Non-surgical/Minimally Invasive Procedures
- Intense Pulsed Light (IPL): for upper skin layers, but more risk in darker skin types, those with more sun regular exposure and melasma patients.
- Lasers: some types can stimulate collagen in the skin and usually require multiple sessions. Higher risk in darker skin types, those with more sun regular exposure
- Ultrasound (US): Ultrasound treatments use sound waves to stimulate collagen production and improve skin firmness and elasticity. A common type is HIFU (High-Intensity Focused Ultrasound) which creates zones of heat at specific depths while preserving the upper layers from unwanted side effects. HIFU is able to reach deeper areas of the face and neck as mentioned above which are also important in laxity and sagging. HIFU is not a brand name but the name of the technology itself. There are many different companies and types of HIFU available. Also, as with any treatment, although the device may be the same, the skill, technique and experience of the physician performing the treatment is an important factor in obtaining effective results while avoiding unwanted side effects.

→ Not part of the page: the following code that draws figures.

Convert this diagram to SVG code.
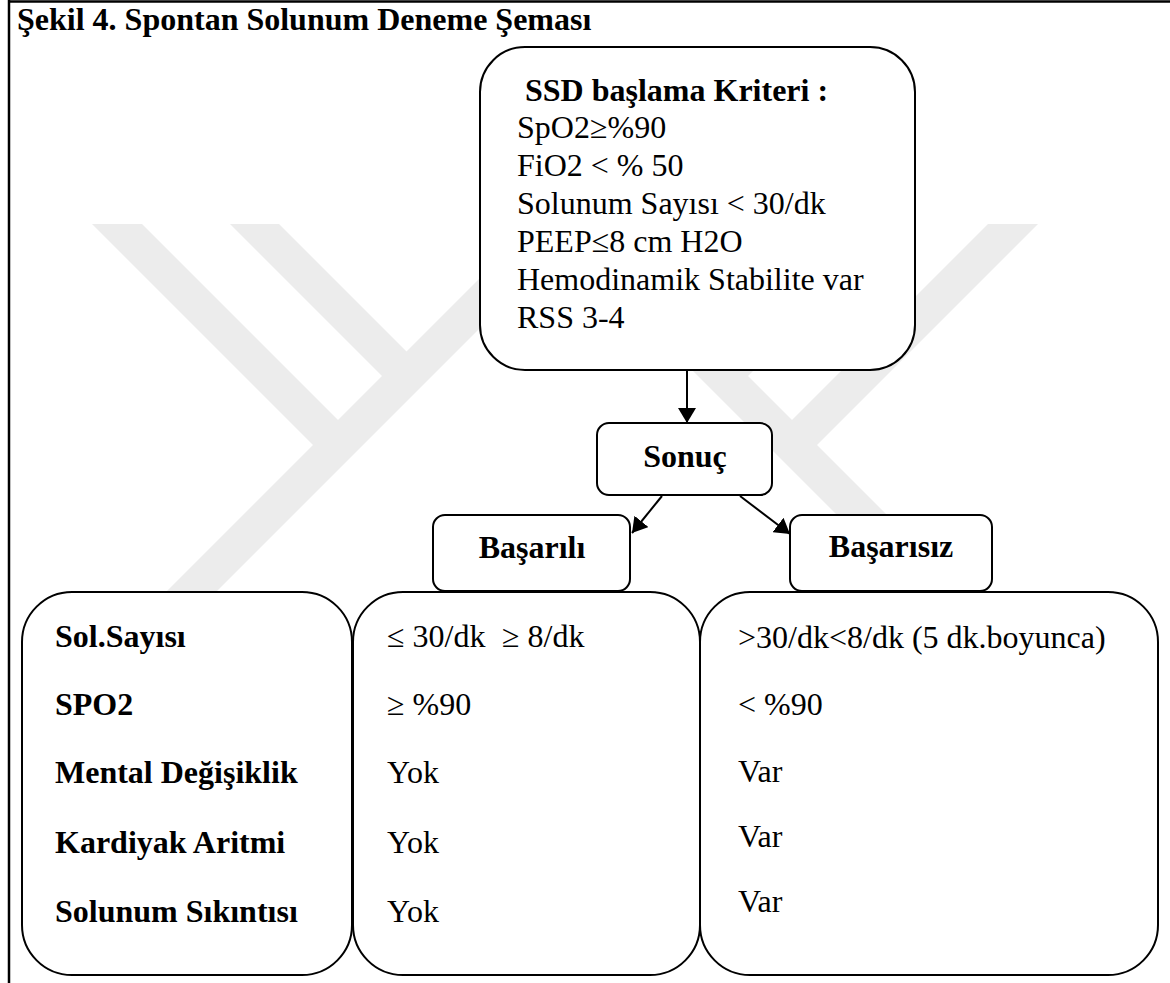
<svg xmlns="http://www.w3.org/2000/svg" width="1170" height="983" viewBox="0 0 1170 983">
<style>
  .box { fill: #ffffff; stroke: #000000; stroke-width: 2; }
  .b { font-family: "Liberation Serif", "Times New Roman", serif; font-weight: bold; font-size: 32px; fill: #000; }
  .r { font-family: "Liberation Serif", "Times New Roman", serif; font-size: 32px; fill: #000; }
  .wm { fill: #ececec; stroke: none; }
  .edge { stroke: #000; stroke-width: 2; fill: none; marker-end: url(#arr); }
</style>
<defs>
  <marker id="arr" markerUnits="userSpaceOnUse" markerWidth="16" markerHeight="18" refX="15" refY="9" orient="auto">
    <path d="M0,0 L15,9 L0,18 z" fill="#000"/>
  </marker>
</defs>
<rect x="0" y="0" width="1170" height="983" fill="#ffffff"/>
<g id="watermark">
  <polygon class="wm" points="92,224 142,224 350.5,432.5 325.5,457.5"/>
  <polygon class="wm" points="230,224 279,224 419,364 394.5,388.5"/>
  <polygon class="wm" points="534,224 584,224 208,600 158,600"/>
  <polygon class="wm" points="1038,224 988,224 779.5,432.5 804.5,457.5"/>
  <polygon class="wm" points="900,224 851,224 711,364 735.5,388.5"/>
  <polygon class="wm" points="596,224 546,224 922,600 972,600"/>
</g>
<g id="frame">
  <line x1="9" y1="0" x2="9" y2="983" stroke="#000" stroke-width="2.5"/>
  <line x1="8" y1="1.5" x2="1170" y2="1.5" stroke="#000" stroke-width="2.5"/>
  <text class="b" x="17" y="30">Şekil 4. Spontan Solunum Deneme Şeması</text>
</g>
<g id="connectors">
  <line class="edge" x1="687" y1="370" x2="687" y2="423"/>
  <line class="edge" x1="662" y1="496" x2="632" y2="533"/>
  <line class="edge" x1="740" y1="496" x2="790" y2="534"/>
</g>
<g id="criteria">
  <rect class="box" x="480" y="47" width="435" height="323" rx="45" ry="45"/>
  <text class="b" x="525" y="101">SSD başlama Kriteri :</text>
  <text class="r" x="517" y="138">SpO2≥%90</text>
  <text class="r" x="517" y="176">FiO2 &lt; % 50</text>
  <text class="r" x="517" y="214">Solunum Sayısı &lt; 30/dk</text>
  <text class="r" x="517" y="252">PEEP≤8 cm H2O</text>
  <text class="r" x="517" y="290">Hemodinamik Stabilite var</text>
  <text class="r" x="517" y="328">RSS 3-4</text>
</g>
<g id="sonuc">
  <rect class="box" x="597" y="423" width="175" height="72" rx="12" ry="12"/>
  <text class="b" x="685" y="467" text-anchor="middle">Sonuç</text>
</g>
<g id="basarili">
  <rect class="box" x="433" y="515" width="197" height="76" rx="12" ry="12"/>
  <text class="b" x="532" y="558" text-anchor="middle">Başarılı</text>
</g>
<g id="basarisiz">
  <rect class="box" x="790" y="515" width="202" height="76" rx="12" ry="12"/>
  <text class="b" x="891" y="557" text-anchor="middle">Başarısız</text>
</g>
<g id="parameters">
  <rect class="box" x="22" y="592" width="330" height="383" rx="50" ry="50"/>
  <text class="b" x="55" y="647">Sol.Sayısı</text>
  <text class="b" x="55" y="715">SPO2</text>
  <text class="b" x="55" y="783">Mental Değişiklik</text>
  <text class="b" x="55" y="853">Kardiyak Aritmi</text>
  <text class="b" x="55" y="922">Solunum Sıkıntısı</text>
</g>
<g id="success-values">
  <rect class="box" x="353" y="592" width="347" height="383" rx="50" ry="50"/>
  <text class="r" x="387" y="647">≤ 30/dk</text>
  <text class="r" x="502" y="647">≥ 8/dk</text>
  <text class="r" x="387" y="715">≥ %90</text>
  <text class="r" x="387" y="783">Yok</text>
  <text class="r" x="387" y="853">Yok</text>
  <text class="r" x="387" y="922">Yok</text>
</g>
<g id="failure-values">
  <rect class="box" x="700" y="592" width="458" height="383" rx="50" ry="50"/>
  <text class="r" x="738" y="648">&gt;30/dk&lt;8/dk (5 dk.boyunca)</text>
  <text class="r" x="738" y="715">&lt; %90</text>
  <text class="r" x="738" y="782">Var</text>
  <text class="r" x="738" y="847">Var</text>
  <text class="r" x="738" y="912">Var</text>
</g>
</svg>
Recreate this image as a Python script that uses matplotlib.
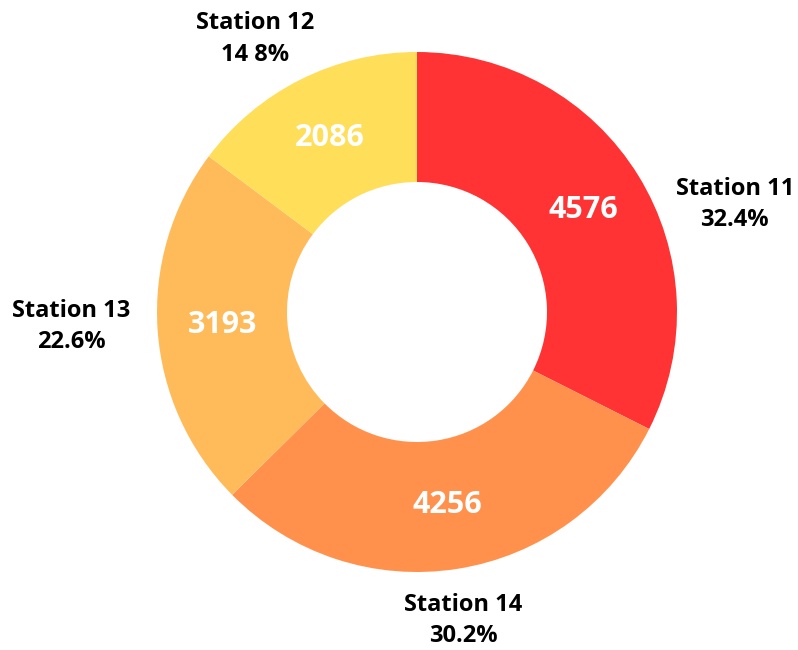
import numpy as np
import matplotlib
matplotlib.use("Agg")
import matplotlib.pyplot as plt

# data
stations = ["Station 11", "Station 14", "Station 13", "Station 12"]
values = [4576, 4256, 3193, 2086]
pct_labels = ["32.4%", "30.2%", "22.6%", "14 8%"]
colors = ["#FF3333", "#FF914D", "#FFBB5A", "#FFDE59"]

plt.rcParams['font.family'] = ['Open Sans', 'DejaVu Sans']

fig = plt.figure(figsize=(7.98, 6.5), dpi=100)
ax = fig.add_axes([0, 0, 1, 1])

wedges, _ = ax.pie(values, colors=colors, startangle=90, counterclock=False,
                   radius=1.0, wedgeprops=dict(width=0.5, linewidth=0))

ax.set_aspect('equal')
ax.set_xlim(-417 / 260, (798 - 417) / 260)
ax.set_ylim(-338 / 260, 312 / 260)
ax.axis('off')

# outer label placement (angle offset in degrees, radius)
ang_shift = [-13, -0.5, -1.5, 4]
lab_r = [1.29, 1.2, 1.33, 1.22]

for w, v, name, pct, sh, r in zip(wedges, values, stations, pct_labels, ang_shift, lab_r):
    mid = np.deg2rad((w.theta1 + w.theta2) / 2)
    # value inside the ring
    ax.text(0.75 * np.cos(mid), 0.75 * np.sin(mid), str(v), color='white',
            fontsize=22, fontweight='bold', ha='center', va='center')
    # outer label
    a = mid + np.deg2rad(sh)
    ax.text(r * np.cos(a), r * np.sin(a), name + "\n" + pct, color='black',
            fontsize=17, fontweight='bold', ha='center', va='center',
            linespacing=1.4)

fig.savefig("out.png", dpi=100)
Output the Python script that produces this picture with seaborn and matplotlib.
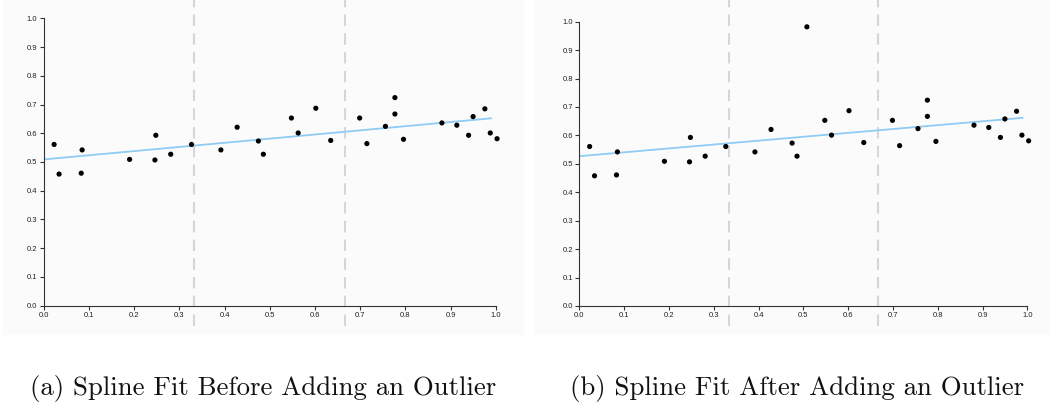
import matplotlib
matplotlib.use("Agg")
import matplotlib.pyplot as plt
from matplotlib.patches import Rectangle
import seaborn as sns
import pandas as pd

# ---- data ----
x_pts = [0.023, 0.034, 0.083, 0.085, 0.190, 0.246, 0.248, 0.281, 0.327, 0.392,
         0.428, 0.475, 0.486, 0.548, 0.563, 0.602, 0.635, 0.699, 0.715, 0.756,
         0.777, 0.777, 0.796, 0.881, 0.914, 0.940, 0.950, 0.976, 0.988, 1.003]
y_pts = [0.561, 0.458, 0.461, 0.542, 0.509, 0.507, 0.593, 0.527, 0.561, 0.542,
         0.621, 0.573, 0.527, 0.653, 0.601, 0.687, 0.575, 0.653, 0.564, 0.624,
         0.724, 0.667, 0.579, 0.636, 0.628, 0.593, 0.658, 0.685, 0.601, 0.581]
outlier_x = [0.508]
outlier_y = [0.982]

fit_x = [0.0, 0.99]
fit_before_y = [0.509, 0.652]
fit_after_y = [0.527, 0.662]

knots = [1 / 3, 2 / 3]
x_ticks = [0.0, 0.1, 0.2, 0.3, 0.4, 0.5, 0.6, 0.7, 0.8, 0.9, 1.0]
y_ticks = [0.0, 0.1, 0.2, 0.3, 0.4, 0.5, 0.6, 0.7, 0.8, 0.9, 1.0]
captions = ["(a) Spline Fit Before Adding an Outlier",
            "(b) Spline Fit After Adding an Outlier"]

# ---- style ----
sns.set_theme(style="ticks")
plt.rcParams["font.family"] = ["Liberation Sans", "DejaVu Sans"]

W, H = 1052, 408
fig = plt.figure(figsize=(W / 100, H / 100), dpi=100, facecolor="white")

# faint panel backgrounds
for (x0, x1) in [(3, 524), (535, 1050)]:
    fig.patches.append(Rectangle((x0 / W, 1 - 335 / H), (x1 - x0) / W, 335 / H,
                                 transform=fig.transFigure, facecolor="#fbfbfb",
                                 edgecolor="none", zorder=-5))

axes_px = [(43.7, 452.0, 305.7, 287.4), (579.3, 448.0, 306.0, 284.3)]
datasets = [
    (pd.DataFrame({"x": x_pts, "y": y_pts}), fit_before_y),
    (pd.DataFrame({"x": x_pts + outlier_x, "y": y_pts + outlier_y}), fit_after_y),
]

for i, ((lx, w, by, h), (df, fit_y)) in enumerate(zip(axes_px, datasets)):
    ax = fig.add_axes([lx / W, (H - by) / H, w / W, h / H])
    ax.set_facecolor("none")
    ax.set_zorder(1)
    fit_df = pd.DataFrame({"x": fit_x, "y": fit_y})
    sns.lineplot(data=fit_df, x="x", y="y", ax=ax, color="#8fcbf3", linewidth=1.3,
                 zorder=2)
    sns.scatterplot(data=df, x="x", y="y", ax=ax, color="black", s=14,
                    edgecolor="none", zorder=3, clip_on=False)
    top = by / h
    bot = -(326 - by) / h
    for k in knots:
        ax.axvline(k, ymin=bot, ymax=top, color="#d6d6d6", linewidth=1.5,
                   linestyle=(0, (5.5, 3.5)), clip_on=False, zorder=1)
    ax.set_xlim(0, 1)
    ax.set_ylim(0, 1)
    ax.set_xticks(x_ticks)
    ax.set_yticks(y_ticks)
    ax.set_xticklabels([f"{t:.1f}" for t in x_ticks])
    ax.set_yticklabels([f"{t:.1f}" for t in y_ticks])
    ax.set_xlabel("")
    ax.set_ylabel("")
    for side in ["top", "right"]:
        ax.spines[side].set_visible(False)
    for side in ["left", "bottom"]:
        ax.spines[side].set_color("#333333")
        ax.spines[side].set_linewidth(0.8)
    ax.tick_params(axis="both", length=3, width=0.8, color="#333333",
                   labelsize=5.5, labelcolor="#222222", pad=1.5)
    fig.text([263, 797][i] / W, 1 - 388 / H, captions[i], family="cmr10",
             fontsize=19.3, ha="center", va="center", color="#111111")

fig.savefig("out.png", dpi=100, facecolor="white")
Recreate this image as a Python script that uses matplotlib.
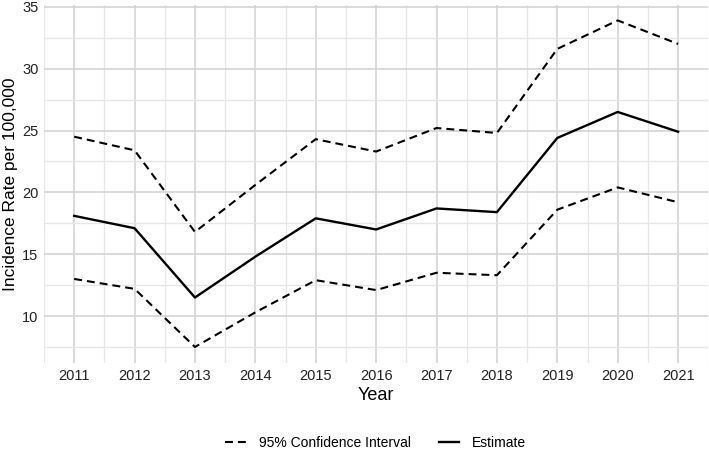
import matplotlib.pyplot as plt
from matplotlib.ticker import MultipleLocator

# data
years = [2011, 2012, 2013, 2014, 2015, 2016, 2017, 2018, 2019, 2020, 2021]
estimate = [18.1, 17.1, 11.5, 14.8, 17.9, 17.0, 18.7, 18.4, 24.4, 26.5, 24.9]
ci_upper = [24.5, 23.4, 16.8, 20.6, 24.3, 23.3, 25.2, 24.8, 31.6, 33.9, 32.0]
ci_lower = [13.0, 12.2, 7.5, 10.3, 12.9, 12.1, 13.5, 13.3, 18.6, 20.4, 19.2]

plt.rcParams['font.family'] = ['Liberation Sans', 'DejaVu Sans']

fig = plt.figure(figsize=(7.09, 4.51), dpi=100)
ax = fig.add_axes([0.062, 0.195, 0.937, 0.794])

dash = (0, (3.8, 2.4))
ax.plot(years, ci_upper, color='black', lw=1.5, linestyle=dash, label='95% Confidence Interval')
ax.plot(years, ci_lower, color='black', lw=1.5, linestyle=dash)
ax.plot(years, estimate, color='black', lw=1.7, label='Estimate')

ax.set_xlim(2010.5, 2021.5)
ax.set_ylim(6.2, 35.15)
ax.set_xticks(years)
ax.xaxis.set_minor_locator(MultipleLocator(0.5))
ax.yaxis.set_minor_locator(MultipleLocator(2.5))
ax.set_yticks([10, 15, 20, 25, 30, 35])

ax.grid(True, which='major', color='#d4d4d4', lw=1.2)
ax.grid(True, which='minor', color='#e6e6e6', lw=0.9)
ax.set_axisbelow(True)
for s in ax.spines.values():
    s.set_visible(False)
ax.tick_params(which='both', length=0)
ax.tick_params(axis='both', labelsize=10.5, colors='#222222', pad=4)

ax.set_xlabel('Year', fontsize=13, labelpad=3)
ax.set_ylabel('Incidence Rate per 100,000', fontsize=12.5, labelpad=3)

fig.legend(loc='center', bbox_to_anchor=(0.530, 0.018), ncol=2, frameon=False,
           fontsize=10, handlelength=1.5, handletextpad=0.9, columnspacing=2.0)

fig.savefig('out.png', dpi=100)
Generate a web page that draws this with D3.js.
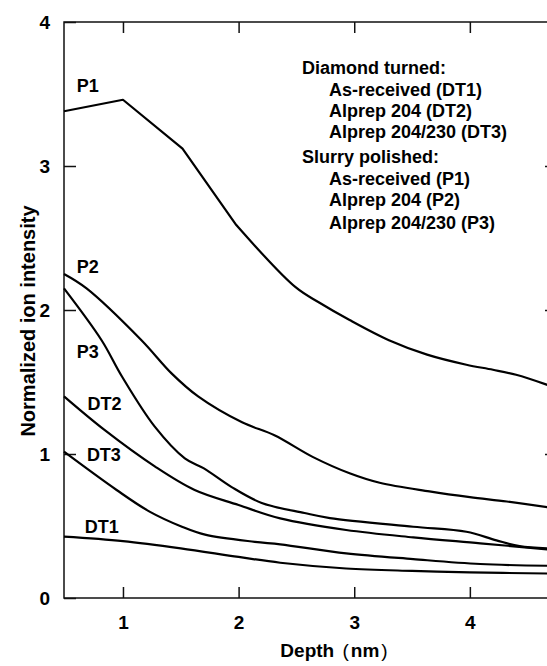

- Alternating Ultra-High Frequency Ultrasound: Another type of US which can stimulate collagen and Heat Shock Proteins (HSP) while being painless with no downtime. In terms of intensity, it is less intense than HIFU therefore requiring more sessions to achieve effective results.
- Radiofrequency (RF): Radiofrequency treatments use radio waves to heat the skin and deeper layers of the face/neck, which can stimulate collagen production and improve skin firmness and elasticity. Types of RF include monopolar, bipolar, multipolar, and microneedle. Pain, downtime, depth of energy and clinical results differ depending on the type used.
- Local injections: “micro” botulinum toxin, “skin boosters” (polynucleotides, hyaluronic acid), “Biostimulators” (PLLA, PCL, Calcium Hydroxylapatite (CaHa)), exosomes. Injections require topical anesthesia due to pain from injection and entail some type of “downtime” where the skin will have “bumps”, redness and/or swelling for a few days after the treatment.
- Thread lift: A thread lift is a procedure that uses synthetic threads to lift and tighten sagging skin on the face and neck. Different materials and lengths are available. (Due to regulations, these procedures are generally [exceptions exist] performed by plastic surgeon specialists in Singapore since 2019.)
- Surgical procedures: In cases of severe skin laxity, surgical procedures such as facelifts or body lifts may be necessary to achieve the desired results. These surgeries are able to provide “one-off” more rapid results than non-surgical treatments. These surgeries are performed by plastic surgeon specialists.
Skin laxity and sagging is a natural process of aging. The above treatments are just a general guideline and results will vary according to individuals. In the case of Non-invasive treatments, not only is the type of treatment important, but the interval of subsequent treatments is of equal if not more importance. Also, there is no single treatment which can treat all issues of laxity in all layers of the face/neck. A comprehensive approach with customization based on evidence is crucial in achieving desired results without adverse reactions.